Assume, for the moment, that this man looks around him, at the birds flying through the sky, the trees undulating in the breeze, the houses firmly rooted to the ground, and thinks that the planet does not–cannot–rotate. This is a commonsense conclusion to make. After observing this rotation, the thought-experiment man may conjecture that the planet does or does not rotate.
In the latter instance, he would have to revise some of his background knowledge in order to keep his insistence on the non-rotational status of the planet. For instance, he might say that free-swinging pendulums are subject to an unexplained phenomenon that is not detectable with current technology. Free-swinging pendulum-influencing-rays, known as ‘FWPI-rays’ for instance. He makes a presently-untestable addition to his knowledge in order to prevent revision: he makes an ad hoc adjustment to his theory of the non-rotational status of the planet.

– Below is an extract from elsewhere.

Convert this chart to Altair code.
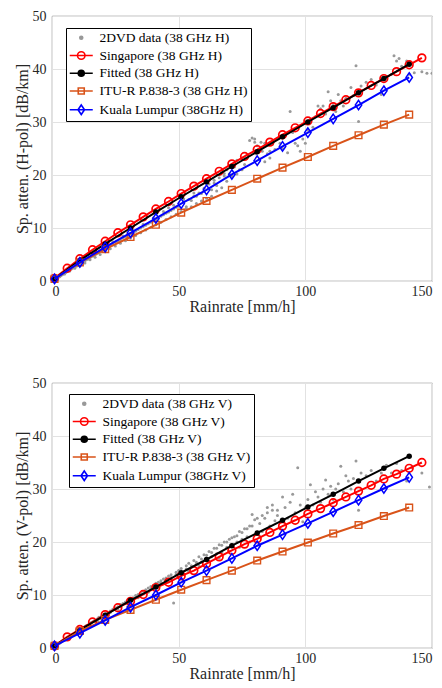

An analogous ad hoc adjustment might take place if the man looks far off in the distance and sees that, while the planet is surely not flat, the mountains and valleys and rolling hills would, if averaged out, be a flat surface. When the man adopts the (quite reasonable at the time!) conjecture of a flat planet, he notes that whenever a lunar eclipse takes place, the nearby moon is fully obscured. In fact, whenever the planet’s shadow is cast on the moon during a lunar eclipse, it appears to be the shadow of a globe. In order to save his flat-earth theory, the man may attempt all sorts of ad hoc explanations for this contradicting occurrence. He might end up a member of the Flat Earth Society. He might argue that the shape of the planet is kept secret for some conspiratorial reason. Doctored photos from satellites or the moon, fake space rocks, fake space walks, and so on.
Of course, there has to be a motive for this cover-up:
The motive for ‘The Conspiracy’ is unknown (unlike the existence of ‘The Conspiracy’, no specific motive necessarily follows from the FET) and as such it is open to speculation. However, financial profit is the most commonly assumed motive. (Flat Earth Wiki)
Thus, if the man is willing to salvage his prized ideas from criticism, he is quite capable of all sorts of logical contortions to keep his commonsense belief from revision. He can argue away the results of an experiment by positing an error in the experiment, or a misinterpretation of the data, or a grand conspiracy. In fact, it very well may be the case that there was an experimental mistake, or a misinterpretation of the data, or a grand conspiracy.
In the former instance, he would have to drastically revise his view of his place in nature. This change would involve rejecting what his senses directly perceive. While it may be psychologically painful to reject his pet theories, this man might follow what the experiment, and not his direct perception, tells him. If he rejects the experiment and retains his pet theory, what reason is there for him not to adopt the flat-earth theory?
In summation, adopting ad hoc adjustments to salvage a theory from refutation does not, in principle, allow for adopting cases of refutation for reasons. For instance, if the man with the non-rotational theory should encounter the man with the flat-earth theory, how is there to be any sort of argument between the two of them? There can be no critical discussion. This can be generalized: if everyone should adopt ad hoc adjustments to their pet theories, there can be no critical discussion.
I make the methodological choice to favor a critical discussion over contemplative silence. This is why I do not accept the ad hoc choice to save theories from criticism. This does not mean that I think that all experimental tests are final. Far from it. Experiments may be mistaken. In that case, it is proper to ask whether or not there was a mistake, and perhaps conduct the experiment again with different equipment. Thus, I also follow the methodological rule to pay attention to experiments that can, in principle, be repeatedly conducted, rather than one-time events.